Not that economics aren't also a part of the picture. Piñera not only sees the American principles of "self reliance, self responsibility, individual freedom, and private enterprise" mirrored in private pension systems, but believes the economics of the system would reap benefits far outweighing those garnered by the US' unwieldy Social Security behemoth.

In Chile, pension funds and insurance companies manage annuities equal to 50% of the GNP, results that would have a tremendous impact on the US if they could be even modestly duplicated. "We're not talking about changing the peanut farming industry here - we're taking about the democratization of the single largest government program in the US, and, for that matter, the world" proclaims Piñera.

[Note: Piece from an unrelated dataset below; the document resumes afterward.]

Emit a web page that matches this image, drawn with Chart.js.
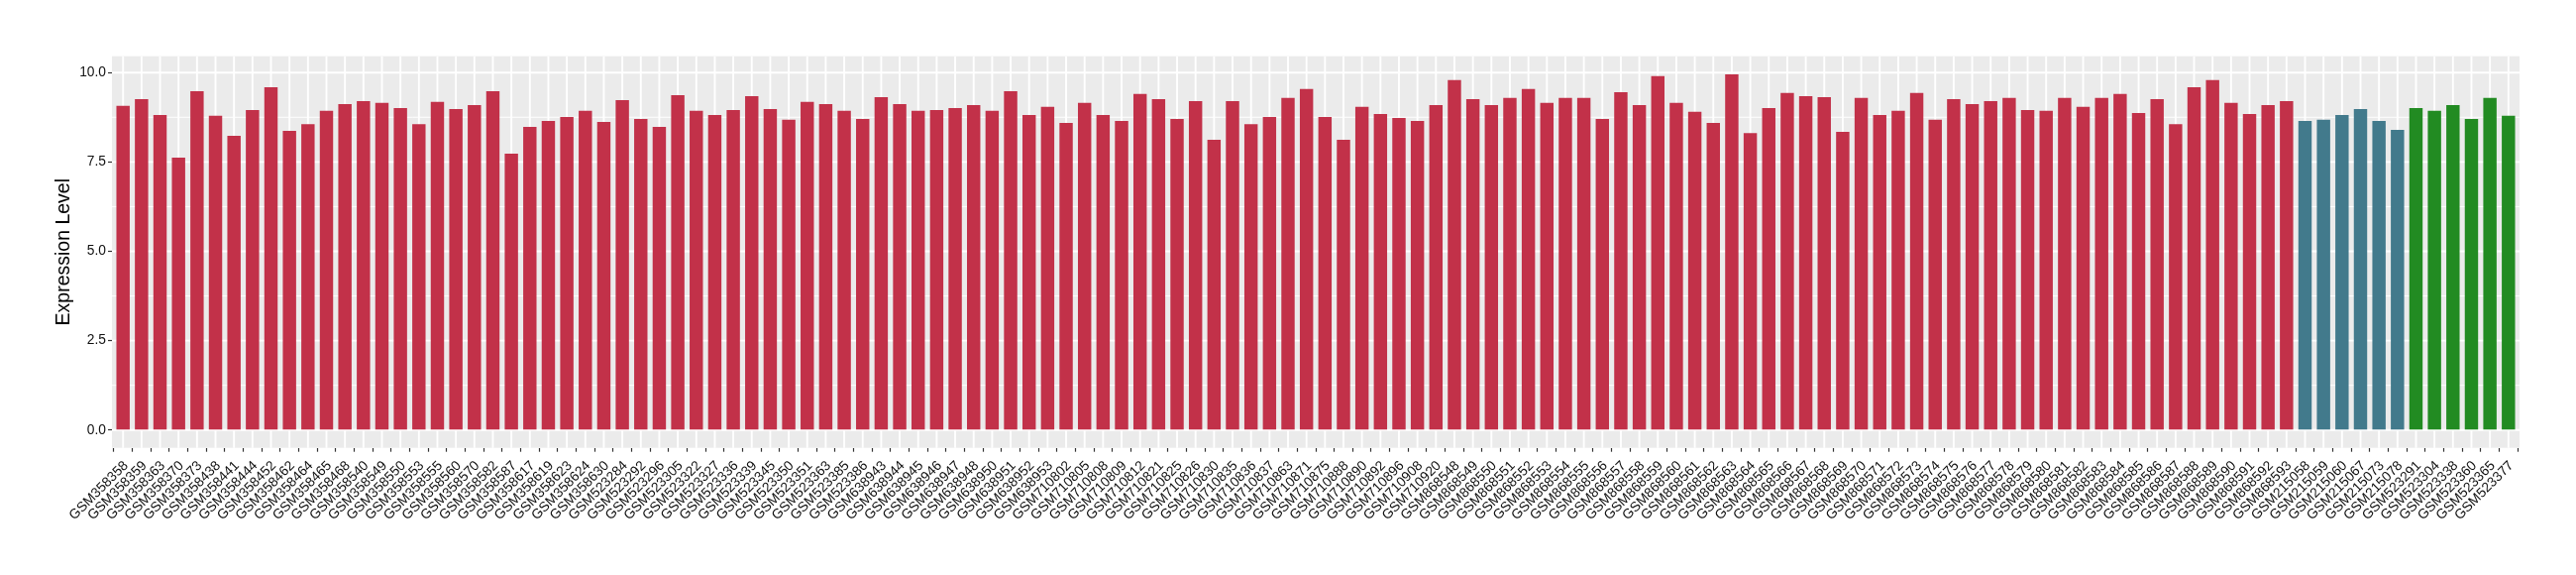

Despite the opposition to such a switch in the US, and skepticism throughout most of continental Europe, Piñera forges ahead, buoyed by the conviction that his work will have a lasting impact on workers and economies worldwide. "I believe God gave me this incredible opportunity to do this at a very early age, and I feel it is my moral duty to travel the globe converting people to this idea."

Given his boundless energy and proven success in Latin America, the world may find it hard to resist Piñera for much longer.